Almost 90 per cent of respondents to a survey by professional services firm PwC reported that the Petroleum and Other Minerals Development (Amendment) Bill would cause “significant damage” to the industry.

The Bill would categorise current atmospheric levels of CO2 as “an emergency” and on that basis call on the Government not to issue any new fossil fuel exploration licences – France, Costa Rica and Belize have already implemented similar measures.

But executives in the Irish industry suggest the Bill would be negative, particularly considering the Government last week said “Ireland will continue to need oil and gas supplies for the foreseeable future”.

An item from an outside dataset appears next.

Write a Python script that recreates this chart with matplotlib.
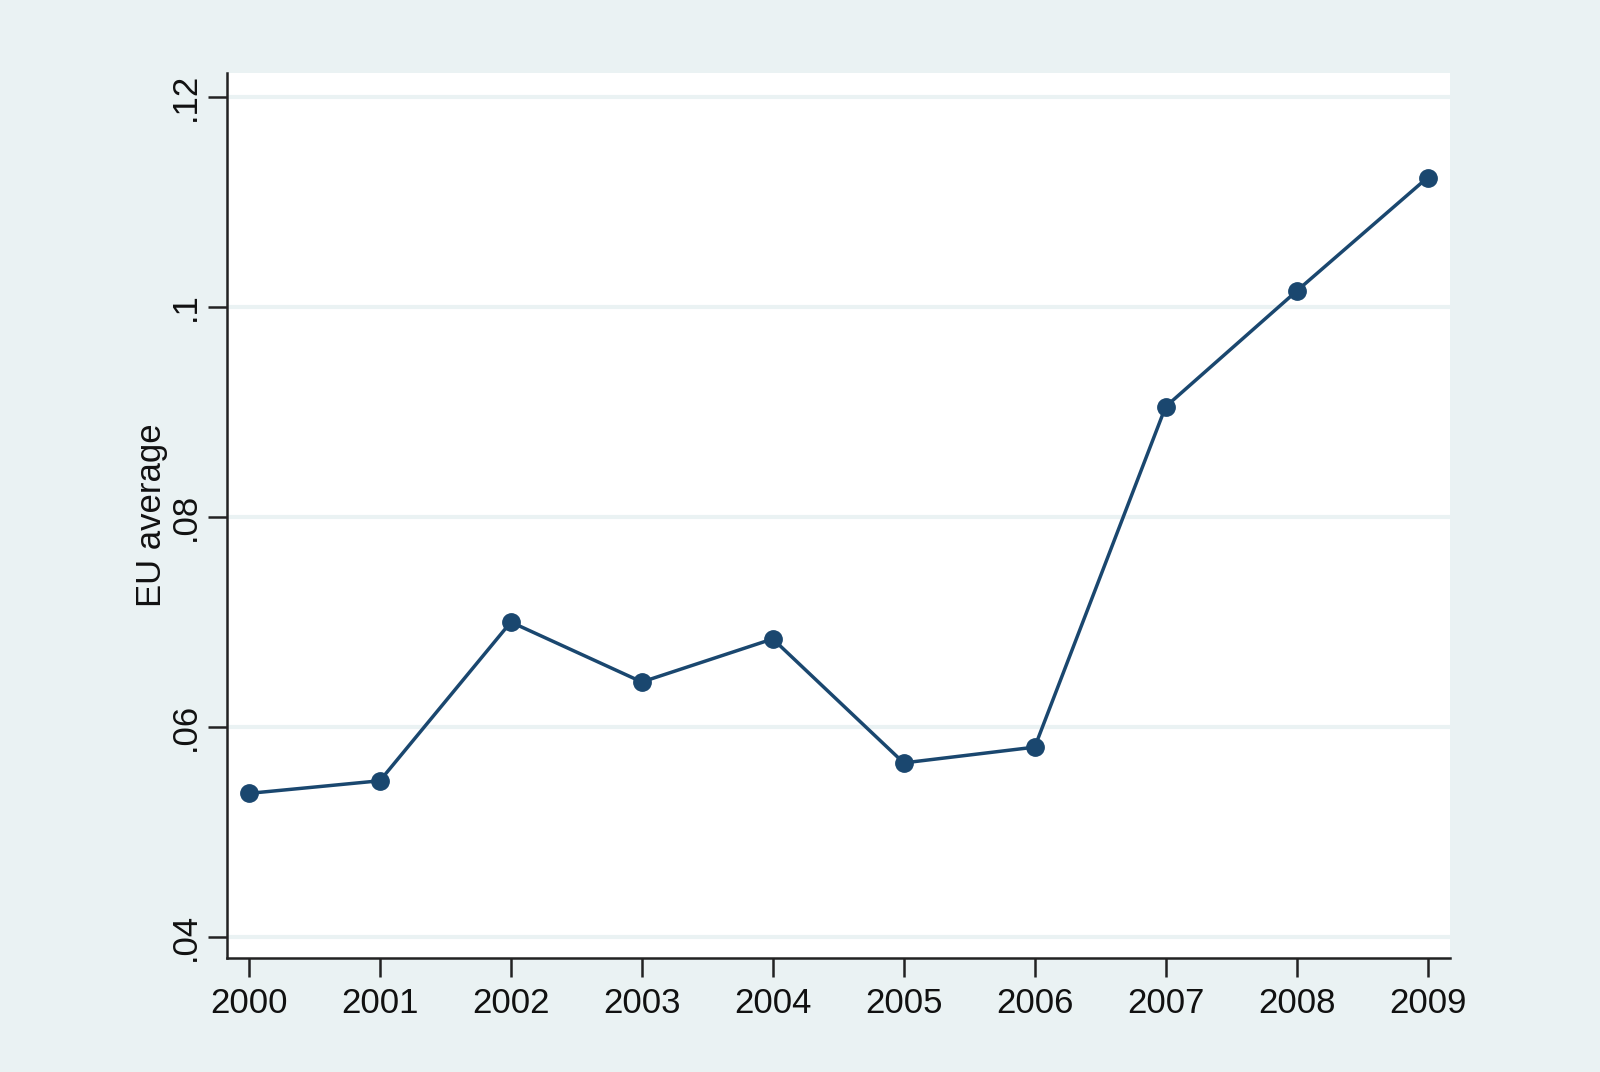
import matplotlib
matplotlib.use("Agg")
import matplotlib.pyplot as plt

# EU average per year
years = [2000, 2001, 2002, 2003, 2004, 2005, 2006, 2007, 2008, 2009]
eu_avg = [0.0537, 0.0549, 0.0700, 0.0643, 0.0684, 0.0566, 0.0581, 0.0905, 0.1015, 0.1123]

y_ticks = [0.04, 0.06, 0.08, 0.10, 0.12]
y_tick_labels = [".04", ".06", ".08", ".1", ".12"]

BG = "#EAF2F3"
NAVY = "#1A476F"

plt.rcParams["font.family"] = ["Liberation Sans", "DejaVu Sans"]

fig = plt.figure(figsize=(16, 10.72), dpi=100, facecolor=BG)
ax = fig.add_axes([0.142, 0.1063, 0.764, 0.8256])
ax.set_facecolor("white")

ax.plot(years, eu_avg, color=NAVY, linewidth=2.5, marker="o",
        markersize=12.5, markerfacecolor=NAVY, markeredgecolor=NAVY, zorder=3)

ax.set_xlim(1999.834, 2009.168)
ax.set_ylim(0.03803, 0.12225)
ax.set_xticks(years)
ax.set_xticklabels([str(y) for y in years])
ax.set_yticks(y_ticks)
ax.set_yticklabels(y_tick_labels, rotation=90, va="center")

ax.grid(axis="y", color=BG, linewidth=3, zorder=0)
ax.set_axisbelow(True)

for side in ["top", "right"]:
    ax.spines[side].set_visible(False)
for side in ["left", "bottom"]:
    ax.spines[side].set_color("#222222")
    ax.spines[side].set_linewidth(1.8)

ax.tick_params(axis="both", direction="out", length=14, width=1.8,
               color="#222222", labelsize=25, labelcolor="#111111")
ax.tick_params(axis="x", pad=7)
ax.tick_params(axis="y", pad=4)

ax.set_ylabel("EU average", fontsize=25, color="#111111", labelpad=1)

fig.savefig("out.png", dpi=100, facecolor=BG)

“In these times of uncertainty, it is critical that the Government continues to take steps to encourage investment. However, the Climate Emergency Measures Bill is a huge cause of concern for the industry and the absence of any domestic oil and gas supply for the country poses enormous threats to Ireland’s economy as the country is heavily dependant upon supplies from the UK and further afield,” said Ronan MacNioclais, a partner in PwC’s oil and gas practice.

PwC’s survey – which was carried out this summer – found that 42 per cent of respondents saw Ireland’s reputation as a location for exploration as a key challenge for exploration companies.

The lack of commercial discoveries and reputational damage as a result of the Corrib oil field debacle are issues, however, the sale of the Corrib field to the Canada Pension Plan Investment Board is seen as a positive step.

Additionally, with oil prices expected to increase in the next two years, 63 per cent of those surveyed rated the overall outlook for the industry over the next two years as “favourable”.


“The stabilisation and improvement in oil and gas prices in recent times has had a positive impact on the Irish oil and gas industry. Over half reported a high level of optimism in relation to the level of petroleum they believe has yet to be discovered in Ireland in spite of the lack of historic commercial discoveries here,” Mr MacNioclais said.

Respondents to the survey are also seeking government intervention to streamline the regulatory and planning process and promote the benefits to the industry to Irish communities.

Some communities will need more promotion activities than others, the survey suggests, with 42 per cent of respondents indicating that the north and south Porcupine Basin – off the south-west coast of Ireland – was the most popular location for exploration.